ごく普通な子であるだけにトリップになんて欠片も興味はないし、現状に特別満足していなくても、特別不満がある訳ではない子です。
で、ここで一度考えて欲しい。
例えば神様が退屈だったからとかうっかりミスしてしまったからとか言って、簡単に『今の』生活や命を奪われても、あなたは赦せますか?
そんなのは出掛け先で偶然通り魔に遭って殺されるとの、同じだけ理不尽なことだとは思いませんか?
世界を創造した神と言えど、そのような所業が赦されると思いますか?あなたには赦せますか?
普通に考えたらそんなこと、赦せるはずがありませんよね?
だから勿論、ごく普通の子である主人公にも赦せませんでした。
夢小説の主人公によくある割り切りも開き直りもできず、主人公は神様を呪ったのです。
そして暇潰しの場合は面白半分。うっかりミスの場合は罪悪感から与えられた所謂特典で、主人公はこう願いました。

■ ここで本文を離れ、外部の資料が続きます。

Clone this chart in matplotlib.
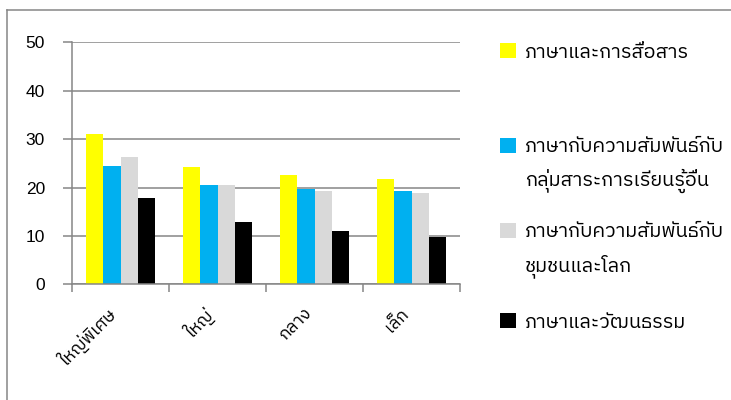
import matplotlib as mpl
import matplotlib.pyplot as plt
import numpy as np
from matplotlib import font_manager
from matplotlib.ft2font import FT2Font
from matplotlib.lines import Line2D

#Datos
grupos = ['ใหญ่พิเศษ', 'ใหญ่', 'กลาง', 'เล็ก']
series = ['ภาษาและการสื่อสาร', 'ภาษากับความสัมพันธ์กับ\nกลุ่มสาระการเรียนรู้อื่น',
          'ภาษากับความสัมพันธ์กับ\nชุมชนและโลก', 'ภาษาและวัฒนธรรม']
v1 = [31.1, 24.2, 22.6, 21.7]
v2 = [24.4, 20.5, 19.6, 19.3]
v3 = [26.4, 20.6, 19.3, 18.9]
v4 = [17.8, 12.8, 11.0, 9.8]
colores = ['#ffff00', '#00b0f0', '#d9d9d9', '#000000']
yticks = [0, 10, 20, 30, 40, 50]

#buscar una fuente con glifos tailandeses
thai = None
for f in font_manager.fontManager.ttflist:
    try:
        if FT2Font(f.fname).get_char_index(0x0E20):
            thai = f.name
            if 'Sans' in f.name:
                break
    except Exception:
        pass
fam_thai = [thai, 'DejaVu Sans'] if thai else ['DejaVu Sans']
plt.rcParams['font.family'] = ['Liberation Sans', 'DejaVu Sans']

gris = '#868686'
fig = plt.figure(figsize=[7.31, 4.0], dpi=100)
W, H = 731., 400.
ax = fig.add_axes((72/W, 1-284.3/H, (460-72)/W, (284.3-42.3)/H))

x = np.arange(len(grupos))
w = 0.18
barras = []
for k, v in enumerate([v1, v2, v3, v4]):
    b = ax.bar(x + (k-1.5)*w, v, w, color=colores[k], linewidth=0, zorder=3)
    barras.append(b)

ax.set_xlim(-0.5, len(grupos)-0.5)
ax.set_ylim(0, 50)
ax.set_yticks(yticks)
ax.yaxis.grid(True, color=gris, linewidth=1.1, zorder=0)
ax.tick_params(axis='y', length=6.5, width=1.1, color=gris, pad=13, labelsize=12.5)
ax.set_xticks(np.arange(len(grupos)+1)-0.5)
ax.set_xticklabels([])
ax.set_xticks(x, minor=True)
ax.set_xticklabels(grupos, minor=True, rotation=45, ha='right', va='top',
                   family=fam_thai, fontsize=12.5)
ax.tick_params(axis='x', which='major', length=6, width=1.1, color=gris)
ax.tick_params(axis='x', which='minor', length=0, pad=15)
for lado in ['top', 'right']:
    ax.spines[lado].set_visible(False)
for lado in ['left', 'bottom']:
    ax.spines[lado].set_color(gris)
    ax.spines[lado].set_linewidth(1.1)
    ax.spines[lado].set_zorder(4)

#leyenda, una entrada cada vez
ypos = [52, 147, 232, 322]
for k in range(4):
    lineas = series[k].split('\n')
    fig.legend(handles=[barras[k]], labels=[lineas[0]], loc='center left',
               bbox_to_anchor=(500/W, 1-ypos[k]/H), frameon=False,
               prop={'family': fam_thai, 'size': 14.3}, handlelength=0.8,
               handleheight=0.8, handletextpad=0.45, borderpad=0, borderaxespad=0)
    if len(lineas) > 1:
        fig.text(525/W, 1-(ypos[k]+34)/H, lineas[1], family=fam_thai, fontsize=14.3,
                 va='center', ha='left')

#marco
fig.add_artist(Line2D([7/W, 7/W], [0, 1-10/H], color=gris, linewidth=1.1))
fig.add_artist(Line2D([7/W, 1], [1-10/H, 1-10/H], color=gris, linewidth=1.1))

plt.savefig('out.png', dpi=100)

「だったら、アンタが持ってる“神様の力”を全部わたしに頂戴」
主人公は事前にどんな願いでも叶えてくれるのか確認し、また肯定の返事をした神様に決して違えないことを約束させていたため、神様には主人公のこの願いを断る術がありませんでした。
こうして神様は力を失い、力を失ったために神様ではなくなりました。
敢えて言うなら、主人公が新しい神様になったのです。
けれど、これだけでは主人公の怒りは収まらず、主人公が最初に使った“神様の力”は、神様を人間の世界へおとすことでした。
『今の』生活を理不尽な理由によって突如奪われた自分と同じように、神様から『神様の』生活を奪ってやったのです。勿論文句なんて言わせませんし聞きません。
主人公の身に降り懸かったこの件が偶発的だろうと意図的だろうと、自分がどれだけ理不尽なことをしたのか骨の随にまで知らしめてやらなければ。
それだけ理不尽なことをしたのだから、神様と言えど当然の報いです。
けれどいくら復讐したところで、主人公が失った『今の』生活は決して戻るものではありません。
つまり遺した者も遺された者も、奪った者も奪われた者も。誰一人として、幸せになれる者はいないのです。たとえ“神様の力”を揮ったとしても。